Disease-mongering. Failure to evaluate the laughably limited data that were cited. Failure to quantify benefits or harms in a meaningful way. Enough said? If not, read on.
For a column entitled “Aches & Claims,” this entry caused us many aches because it didn’t adequately evaluate claims, such as:
It’s ironic that one week after the big brouhaha over the Supreme Court decision on the Affordable Care Act, a story like this about a cosmetic treatment that costs a minimum of $5,000 – 7,500 never mentioned insurance coverage.
There are many reasons Americans spend a far greater percentage of the GDP on health care than anyone else on the face of the Earth. And stories like this capture just one little slice.
Cosmetic dermatology is one of the few domains in medicine where the “free market” reigns. Although devices such as the laser highlighted in this story are approved by the FDA, the approval process does not guarantee the results. That’s why it is so important to provide readers with as much information about new devices and new approaches as possible.

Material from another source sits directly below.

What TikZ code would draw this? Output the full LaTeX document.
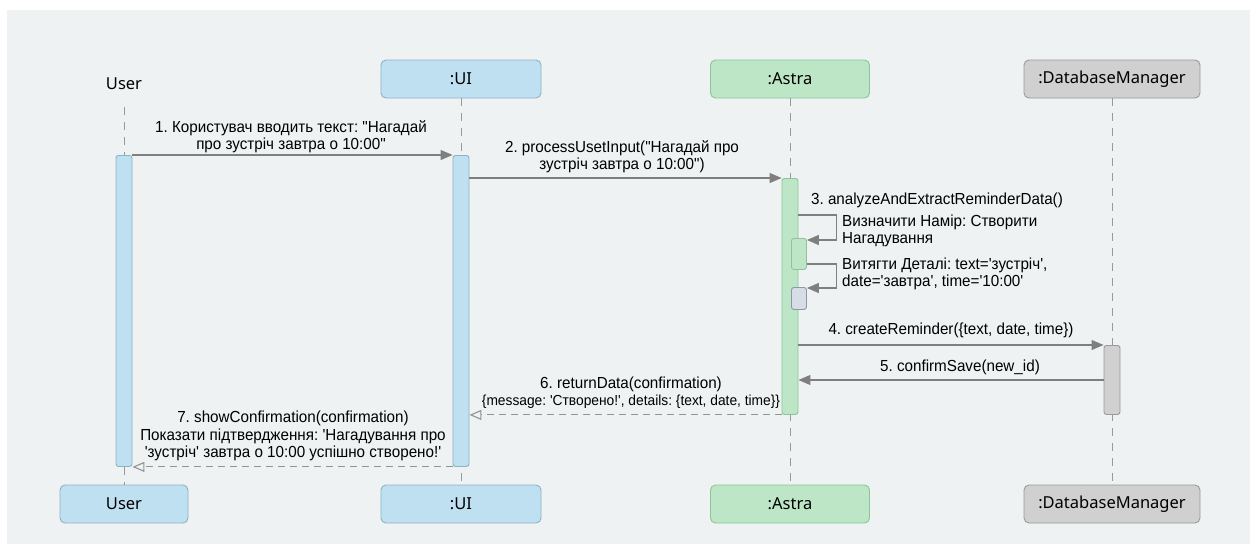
\documentclass[tikz,border=0pt]{standalone}
\usepackage{fontspec}
\setmainfont{Noto Sans}
\newfontfamily\msgfont[Ligatures=TeXOff, FakeStretch=0.95]{Liberation Sans}
\usetikzlibrary{calc,arrows.meta}

\definecolor{panel}{HTML}{EEF2F3}
\definecolor{uifill}{HTML}{BFE0F1}
\definecolor{uidraw}{HTML}{8DB2C6}
\definecolor{astrafill}{HTML}{BDE6C6}
\definecolor{astradraw}{HTML}{8FC39B}
\definecolor{dbfill}{HTML}{D0D0D0}
\definecolor{dbdraw}{HTML}{9A9A9A}
\definecolor{minifill}{HTML}{D7DDE7}
\definecolor{minidraw}{HTML}{8C97A8}
\definecolor{msgline}{HTML}{7F7F7F}

\tikzset{
  head/.style={rounded corners=5pt, line width=0.9pt, minimum height=38pt, inner sep=0pt, font=\fontsize{16.5}{19}\selectfont},
  bar/.style={rounded corners=2.5pt, line width=0.9pt, minimum width=16pt, inner sep=0pt, anchor=north},
  mini/.style={rounded corners=2.5pt, line width=0.9pt, minimum width=15pt, inner sep=0pt, anchor=north west},
  life/.style={draw=msgline!80, line width=0.9pt, dash pattern=on 8pt off 7pt},
  msg/.style={draw=msgline, line width=1.1pt, -{Triangle[length=12pt,width=10pt]}},
  reply/.style={draw=msgline!85, line width=1.1pt, dash pattern=on 7pt off 5pt, -{Triangle[open,length=12pt,width=10pt]}},
  lbl/.style={font=\msgfont\frenchspacing\fontsize{16}{17.4}\selectfont, align=center, inner sep=0pt},
  note/.style={lbl, align=left, anchor=west}
}

\begin{document}
\begin{tikzpicture}[x=1pt, y=-1pt]

\useasboundingbox (0,0) rectangle (1257,554);

\fill[panel] (7,10) rectangle (1250,544);

\node[font=\fontsize{16.5}{19}\selectfont, inner sep=0pt] (userhead) at (124,84) {User};

\node[head, fill=uifill, draw=uidraw, minimum width=160pt] (uihead) at (461,79) {:UI};

\node[head, fill=astrafill, draw=astradraw, minimum width=159pt] (astrahead) at (790,79) {:Astra};

\node[head, fill=dbfill, draw=dbdraw, minimum width=176pt] (dbhead) at (1112,79) {:DatabaseManager};

\node[head, fill=uifill, draw=uidraw, minimum width=128pt] (userfoot) at (124,504) {User};

\node[head, fill=uifill, draw=uidraw, minimum width=160pt] (uifoot) at (461,504) {:UI};

\node[head, fill=astrafill, draw=astradraw, minimum width=159pt] (astrafoot) at (790,504) {:Astra};

\node[head, fill=dbfill, draw=dbdraw, minimum width=176pt] (dbfoot) at (1112,504) {:DatabaseManager};

\draw[life] ([yshift=-17pt]userhead.south) -- (userfoot);
\draw[life] (uihead) -- (uifoot);
\draw[life] (astrahead) -- (astrafoot);
\draw[life] (dbhead) -- (dbfoot);

\node[bar, fill=uifill, draw=uidraw, minimum height=311pt] (userbar) at (124,155) {};

\node[bar, fill=uifill, draw=uidraw, minimum height=311pt] (uibar) at (461,155) {};

\node[bar, fill=astrafill, draw=astradraw, minimum height=236pt] (astrabar) at (790,178) {};

\node[bar, fill=dbfill, draw=dbdraw, minimum height=69pt] (dbbar) at (1112,345) {};

\node[mini, fill=astrafill, draw=astradraw, minimum height=31pt] (mini1) at (791,238) {};

\node[mini, fill=minifill, draw=minidraw, minimum height=22pt] (mini2) at (791,287) {};

\draw[msg] (userbar.north east) -- (uibar.north west);
\node[lbl] (m1) at (291,137) {1. Користувач вводить текст: "Нагадай\\про зустріч завтра о 10:00"};

\draw[msg] (uibar.east |- astrabar.north) -- (astrabar.north west);
\node[lbl] (m2) at (622,157) {2. processUsetInput("Нагадай про\\зустріч завтра о 10:00")};

\node[lbl] (m3) at (937,200) {3. analyzeAndExtractReminderData()};

\coordinate (s1) at (astrabar.east |- 0,215);
\draw[msg] (s1) -- ++(38,0) |- ([yshift=-2pt]mini1.north east);
\node[note] (n1) at (842,231) {Визначити Намір: Створити\\Нагадування};

\draw[msg] ([yshift=-10pt]mini1.east) -- ++(30,0) |- ([yshift=-1pt]mini2.north east);
\node[note] (n2) at (842,274) {Витягти Деталі: text='зустріч',\\date='завтра', time='10:00'};

\draw[msg] (astrabar.east |- dbbar.north) -- (dbbar.north west);
\node[lbl] (m4) at (951,330) {4. createReminder(\{text, date, time\})};

\coordinate (s5) at (dbbar.west |- 0,380);
\draw[msg] (s5) -- (astrabar.east |- s5);
\node[lbl] (m5) at (960,367) {5. confirmSave(new\_id)};

\draw[reply] (astrabar.south west) -- (uibar.east |- astrabar.south);
\node[lbl] (m6) at (631,393) {6. returnData(confirmation)\\{\fontsize{14.5}{17}\selectfont\{message: 'Створено!', details: \{text, date, time\}\}}};

\draw[reply] (uibar.south west) -- (userbar.south east);
\node[lbl] (m7) at (293,436) {7. showConfirmation(confirmation)\\Показати підтвердження: 'Нагадування про\\'зустріч' завтра о 10:00 успішно створено!'};

\end{tikzpicture}
\end{document}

Costs were discussed. But the story didn’t discuss insurance coverage. One online reader did, though, writing:
“Interesting how while plastic surgery isn’t covered by health insurance, the follow-up care and complications often are. The side effects of this procedure sound horrific, and we all get to pay for it.”
Deep in the story, a company-funded study of 10 (!) women was discussed – resulting in “skin that was 25% thicker after a year.” What does that mean? What is the true benefit of that? The story says doctors graded cellulite reduction as “good to excellent.” In all 10 women? Was this a subjective judgment?
Then the story cites unpublished data from a company-financed trial trial. Might as well have been a news release. Hardly a good source of evidence to cite at this point.
By the end, there really was no good quantification of benefit.
Interestingly, the story provides no information about what the subjects thought about the results.
Potential harms were mentioned:
Cellulaze leaves tiny scars—about two millimeters long—which fade with time, surgeons say. Typically, compression garments are recommended for at least two or three weeks to prevent fluid buildup. And there will be bruises, so patients typically need to wait three to six weeks before venturing out in a bathing suit, surgeons say.
The procedure can cause a buildup of fluid in the area that has been treated, which can last for months and needs to be drained regularly by a doctor.
In a written statement, Cynosure says “a few” patients in early trials had the buildups, called seromas, adding that they need to be drained to prevent infections and other complications. The company says it has since lowered the recommended laser dosage and it isn’t aware of any seromas since the device hit the U.S. market.
But none of these harms was quantified, so the scope of the potential harm wasn’t clear. What does it actually mean when the story uses vague terms such as “typically”…”can cause”…”a few patients” ?
One independent perspective came from a dermatologist who said “”we need more clinical experience before we can make any definitive statements as to the efficacy of the device.”
But the rest of the story was cheerleading in its failure to explain or evaluate the evidence:
Pretty egregious disease-mongering – both in what the story said and it what it didn’t say.
What it said:
Bathing-suit season is here and with it, anxiety over cellulite. A new laser device that burrows under the skin is getting praise from some doctors who say it gives more dramatic and longer-lasting results than previous treatments, but others caution that more research is needed.
Cellulite is a dimpled, uneven appearance of skin caused by fat underneath. It affects some 85% of women and about 5% of men.
What it didn’t say:
Finally, the story described the “battle” with cellulitis, which conjures up images of fat cells being taken on by light sword-armed dermatologists to save humanity from the scourge of dimpled thighs. Battle? Really?
There were two apparently independent sources quoted.
In a practice that is far too common in such stories, this one mentioned alternatives but waved them off as ineffective without citing any data.
Until recently, the main treatments to battle cellulite have been external treatments such as creams and radio-frequency and massage devices. The creams are largely ineffective and the devices have a modest effect that typically lasts about six months, doctors say.
Meantime, this entire story was based on two company-funded studies – one tiny and one unpublished!!!
The story stated that the laser approach “hit the US market in February.”
The story at least mentioned one other “new laser treatment for cellulite and body contouring.” (Although the only data cited on that approach also came from a tiny, unpublished study.)
Because two apparently independent experts were quoted, it does not appear that the story relied solely on a news release.